Always offer a one-word escape (“Agent”) or a single key (press 0). When transferring:

  • Stay on the line and bridge the agent in; no dead air.

  • Pass context: who’s calling, what they asked for, steps already done, and any slot options found.

  • Show a short summary to the agent so they can say, “I see you were trying to book a 10:30 cleaning at Elm Street. I can confirm that now.”

This saves the caller from repeating everything and keeps frustration down.

Keep the AI on topic (yes, really)

Funny but true: without guardrails, callers will test the bot. In early pilots, someone asked for a peanut butter sandwich recipe and the AI started cooking. Add a simple rule:

“I handle appointments. I can book, reschedule, cancel, or get you to a person.”

If the question isn’t about scheduling, the bot politely redirects or offers a transfer.

Guardrails that matter

  • Stay within allowed tasks (book/reschedule/cancel/info/agent).

  • Confirm key details before booking: service, date/time, location, and name.

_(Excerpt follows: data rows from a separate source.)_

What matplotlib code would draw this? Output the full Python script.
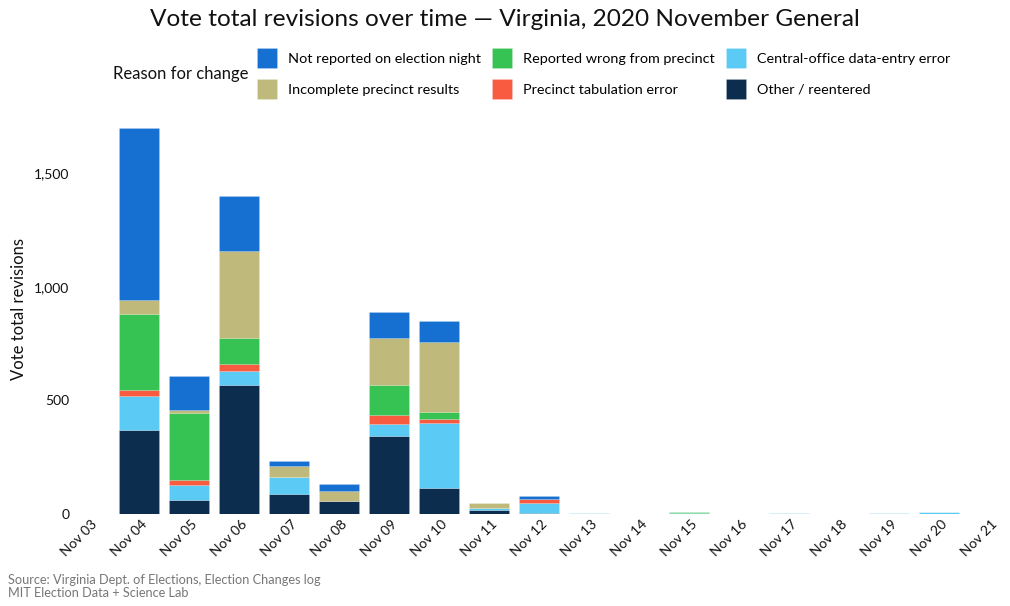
import matplotlib
matplotlib.use("Agg")
from matplotlib import pyplot as plt
from matplotlib.transforms import ScaledTranslation
import matplotlib.dates as mdates
import pandas as pd
import numpy as np

plt.rcParams['font.family'] = ['Lato', 'DejaVu Sans']

# one bar per day, Nov 04 .. Nov 20
days = pd.to_datetime(['2020-11-%02d' % d for d in range(4, 21)])

# vote revisions per reason
other_reentered = [371, 62, 569, 87, 56, 342, 114, 18, 5, 0, 0, 0, 0, 0, 0, 0, 0]
central_office  = [148, 67, 62, 74, 0, 55, 286, 8, 43, 5, 0, 3, 0, 5, 0, 4, 9]
precinct_tab    = [25, 21, 30, 0, 0, 39, 18, 0, 19, 0, 0, 0, 0, 0, 0, 0, 0]
reported_wrong  = [336, 296, 112, 0, 2, 132, 29, 0, 0, 0, 0, 4, 0, 0, 0, 0, 0]
incomplete      = [64, 13, 383, 50, 43, 206, 310, 22, 0, 0, 0, 0, 0, 0, 0, 0, 0]
not_reported    = [753, 149, 243, 22, 30, 115, 93, 0, 14, 0, 0, 0, 0, 0, 0, 0, 0]

series = [
    ('Other / reentered', other_reentered, '#0c2d4e'),
    ('Central-office data-entry error', central_office, '#5bcaf5'),
    ('Precinct tabulation error', precinct_tab, '#f95b41'),
    ('Reported wrong from precinct', reported_wrong, '#37c254'),
    ('Incomplete precinct results', incomplete, '#bfb97b'),
    ('Not reported on election night', not_reported, '#1570d1'),
]

fig = plt.figure(figsize=(10.1, 6.06), dpi=100)
ax = fig.add_axes([89/1010, 1 - 514/606, 900/1010, 409/606])

bottom = np.zeros(len(days))
handles = {}
for name, vals, color in series:
    vals = np.array(vals, dtype=float)
    b = ax.bar(days, vals, bottom=bottom, width=0.8, color=color,
               edgecolor=(1, 1, 1, 0.25), linewidth=0.4, label=name)
    handles[name] = b
    bottom += vals

ax.set_xlim(pd.Timestamp('2020-11-03'), pd.Timestamp('2020-11-21'))
ax.set_ylim(0, 1800)
ax.set_yticks([0, 500, 1000, 1500])
ax.yaxis.set_major_formatter(matplotlib.ticker.StrMethodFormatter('{x:,.0f}'))
ax.xaxis.set_major_locator(mdates.DayLocator())
ax.xaxis.set_major_formatter(mdates.DateFormatter('%b %d'))

for s in ax.spines.values():
    s.set_visible(False)
ax.tick_params(axis='both', length=0, labelsize=10, colors='#111111')
ax.tick_params(axis='y', pad=14)
ax.tick_params(axis='x', pad=6)

offset = ScaledTranslation(0.06, 0, fig.dpi_scale_trans)
for lab in ax.get_xticklabels():
    lab.set_rotation(45)
    lab.set_ha('right')
    lab.set_va('center')
    lab.set_rotation_mode('anchor')
    lab.set_transform(lab.get_transform() + offset)

ax.set_ylabel('Vote total revisions', fontsize=12, color='#111111')
ax.yaxis.set_label_coords(-(89 - 27) / 900, 0.5)

fig.text(0.5, 1 - 19/606, 'Vote total revisions over time \u2014 Virginia, 2020 November General',
         ha='center', va='center', fontsize=17.6, color='#111111')

order = ['Not reported on election night', 'Incomplete precinct results',
         'Reported wrong from precinct', 'Precinct tabulation error',
         'Central-office data-entry error', 'Other / reentered']
leg = fig.legend([handles[n] for n in order], order, ncol=3, frameon=False,
                 loc='upper left', bbox_to_anchor=(257/1010, 1 - 48/606),
                 borderpad=0, borderaxespad=0, fontsize=10.4,
                 handlelength=1.4, handleheight=1.8, handletextpad=0.75,
                 columnspacing=0.75, labelspacing=0.72)
for p in leg.get_patches():
    p.set_edgecolor((1, 1, 1, 0.3))
fig.text(113/1010, 1 - 74/606, 'Reason for change', ha='left', va='center',
         fontsize=12, color='#111111')

fig.text(8/1010, 1 - 580/606, 'Source: Virginia Dept. of Elections, Election Changes log',
         ha='left', va='center', fontsize=9.2, color='#777777')
fig.text(8/1010, 1 - 593/606, 'MIT Election Data + Science Lab',
         ha='left', va='center', fontsize=9.2, color='#777777')

fig.savefig('out.png', dpi=100)
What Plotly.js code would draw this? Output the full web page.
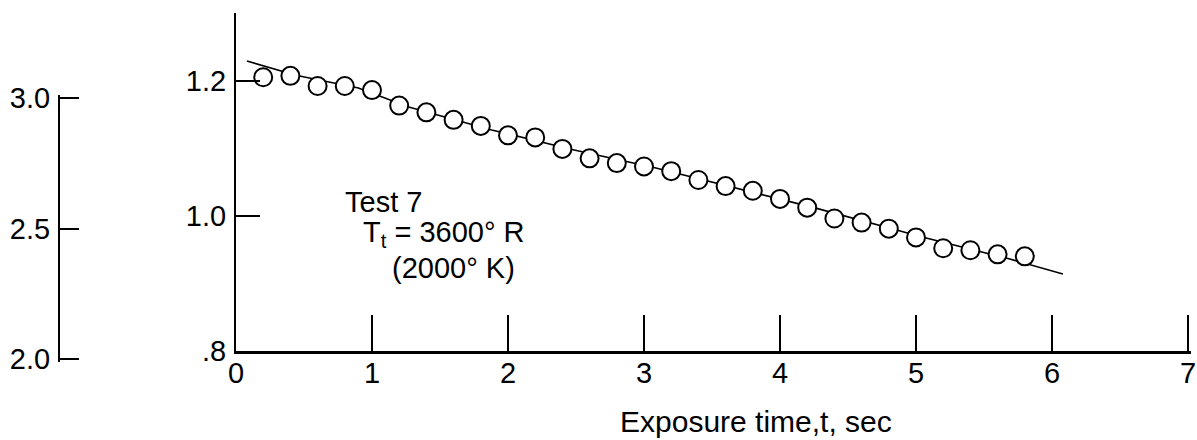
<!DOCTYPE html>
<html>
<head>
<meta charset="utf-8">
<script src="https://cdn.plot.ly/plotly-3.0.1.min.js"></script>
<style>html,body{margin:0;padding:0;background:#fff;}#chart{width:1197px;height:440px;}</style>
</head>
<body>
<div id="chart"></div>
<script>
// Measured points (exposure time, sec) and values
const timeData = [0.2,0.4,0.6,0.8,1.0,1.2,1.4,1.6,1.8,2.0,2.2,2.4,2.6,2.8,3.0,3.2,3.4,3.6,3.8,4.0,4.2,4.4,4.6,4.8,5.0,5.2,5.4,5.6,5.8];
const valueData = [1.205,1.207,1.192,1.192,1.186,1.163,1.153,1.142,1.133,1.119,1.116,1.099,1.085,1.078,1.073,1.066,1.053,1.044,1.037,1.025,1.012,0.996,0.990,0.981,0.968,0.952,0.949,0.943,0.940];
// Faired curve
const curveX = [0.08,0.44,0.9,1.27,1.88,2.47,3.08,4.27,5.06,5.69,6.08];
const curveY = [1.229,1.208,1.189,1.161,1.127,1.098,1.071,1.011,0.968,0.936,0.914];
// Tick labels
const xTickVals = [0,1,2,3,4,5,6,7];
const xTickText = ['0','1','2','3','4','5','6','7'];
const yTickVals = [0.8,1.0,1.2];
const yTickText = ['.8','1.0','1.2'];
const y2TickVals = [2.0,2.5,3.0];
const y2TickText = ['2.0','2.5','3.0'];

const FONT = 'Liberation Sans, Arial, sans-serif';
const FS = 29;
const W = 1197, H = 440;

const traces = [
  {x: curveX, y: curveY, mode: 'lines', line: {color: '#000', width: 1.6}, hoverinfo: 'skip', showlegend: false},
  {x: timeData, y: valueData, mode: 'markers', marker: {symbol: 'circle', size: 18, color: '#fff', line: {color: '#000', width: 2}}, showlegend: false},
  {x: [null], y: [null], xaxis: 'x2', yaxis: 'y2', mode: 'markers', hoverinfo: 'skip', showlegend: false}
];

// pixel geometry: x 0 -> 236px, 7 -> 1188px ; y .8 -> 351px, 1.3 -> 13px
const x0px = 236, x7px = 1188;
const xPad = 0.02;              // small pad so the end tick at 7 is drawn
const pxPerX = (x7px - x0px) / 7;
const y2Pad = 0.01;
const pxPerY2 = (359 - 98) / 1.0;

const layout = {
  width: W, height: H,
  margin: {l: 0, r: 0, t: 0, b: 0},
  paper_bgcolor: '#fff', plot_bgcolor: 'rgba(0,0,0,0)',
  font: {family: FONT, size: FS, color: '#000'},
  showlegend: false,
  xaxis: {
    domain: [x0px/W, (x7px + xPad*pxPerX)/W], range: [0, 7 + xPad], autorange: false,
    showgrid: false, zeroline: false, showline: true, linecolor: '#000', linewidth: 3,
    ticks: 'inside', ticklen: 36, tickwidth: 1.5, tickcolor: '#000',
    tickvals: xTickVals, ticktext: xTickText, ticklabelstandoff: -6, ticklabeloverflow: 'allow',
    tickfont: {family: FONT, size: FS}, automargin: false
  },
  yaxis: {
    domain: [1 - 351/H, 1 - 13/H], range: [0.8, 1.3], autorange: false,
    showgrid: false, zeroline: false, showline: true, linecolor: '#000', linewidth: 2,
    ticks: 'inside', ticklen: 24, tickwidth: 2, tickcolor: '#000',
    tickvals: yTickVals, ticktext: yTickText, ticklabelstandoff: 2,
    tickfont: {family: FONT, size: FS}, automargin: false
  },
  xaxis2: {
    domain: [60/W, 90/W], anchor: 'y2', visible: false, range: [0, 1]
  },
  yaxis2: {
    domain: [1 - (359 + y2Pad*pxPerY2)/H, 1 - (98 - y2Pad*pxPerY2)/H], range: [2.0 - y2Pad, 3.0 + y2Pad], autorange: false, anchor: 'x2',
    showgrid: false, zeroline: false, showline: true, linecolor: '#000', linewidth: 2,
    ticks: 'inside', ticklen: 19, tickwidth: 2, tickcolor: '#000',
    tickvals: y2TickVals, ticktext: y2TickText, ticklabelstandoff: 2,
    tickfont: {family: FONT, size: FS}, automargin: false
  },
  annotations: [
    {xref: 'x', yref: 'y', x: 0.785, y: 1.021, xanchor: 'left', yanchor: 'middle', showarrow: false,
     text: 'Test 7', font: {family: FONT, size: FS}},
    {xref: 'x', yref: 'y', x: 0.92, y: 0.973, xanchor: 'left', yanchor: 'middle', showarrow: false,
     text: 'T<sub>t</sub> = 3600° R', font: {family: FONT, size: FS}},
    {xref: 'x', yref: 'y', x: 1.13, y: 0.923, xanchor: 'left', yanchor: 'middle', showarrow: false,
     text: '(2000° K)', font: {family: FONT, size: FS}},
    {xref: 'paper', yref: 'paper', x: 756/W, y: 1 - 421/H, xanchor: 'center', yanchor: 'middle', showarrow: false,
     text: 'Exposure time,t, sec', font: {family: FONT, size: 30}}
  ]
};

Plotly.newPlot('chart', traces, layout, {staticPlot: true, displayModeBar: false});
</script>
</body>
</html>
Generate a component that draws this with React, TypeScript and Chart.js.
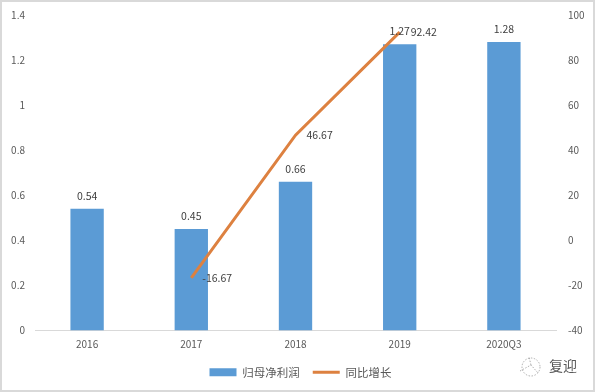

  • Don’t guess times—only offer what the system shows.

  • Protect privacy: mask sensitive data in logs and transfer to a human for anything the bot shouldn’t collect.

Metrics to watch

  • Containment rate: % of calls finished by the AI without a human.

  • Transfer rate: how often and why the AI hands off.

  • Booking success & accuracy: does the appointment in the system match what the caller heard?

  • Handle time & repeat calls: faster is good, but not if people call back.

  • Agent feedback on handoffs: did the context help?

Common pitfalls (and quick fixes)

  • Laggy conversations: choose streaming speech-to-text and text-to-speech; keep AI responses short.

  • Out-of-date info: sync the knowledge base to your source systems; set reminders tied to holiday calendars and service changes.

  • Too complex at launch: start with the simplest, high-volume services first.

  • No clear escape hatch: make “Agent” or “0” work at any time.

Bottom line

Start small, measure everything, and keep a clear path to a live person. With a clean knowledge base, basic scheduling APIs, solid testing, and a staged rollout, an AI voice agent can handle routine bookings reliably—while your human team focuses on the calls that truly need a human touch. And yes, tell the AI to skip the sandwich recipes.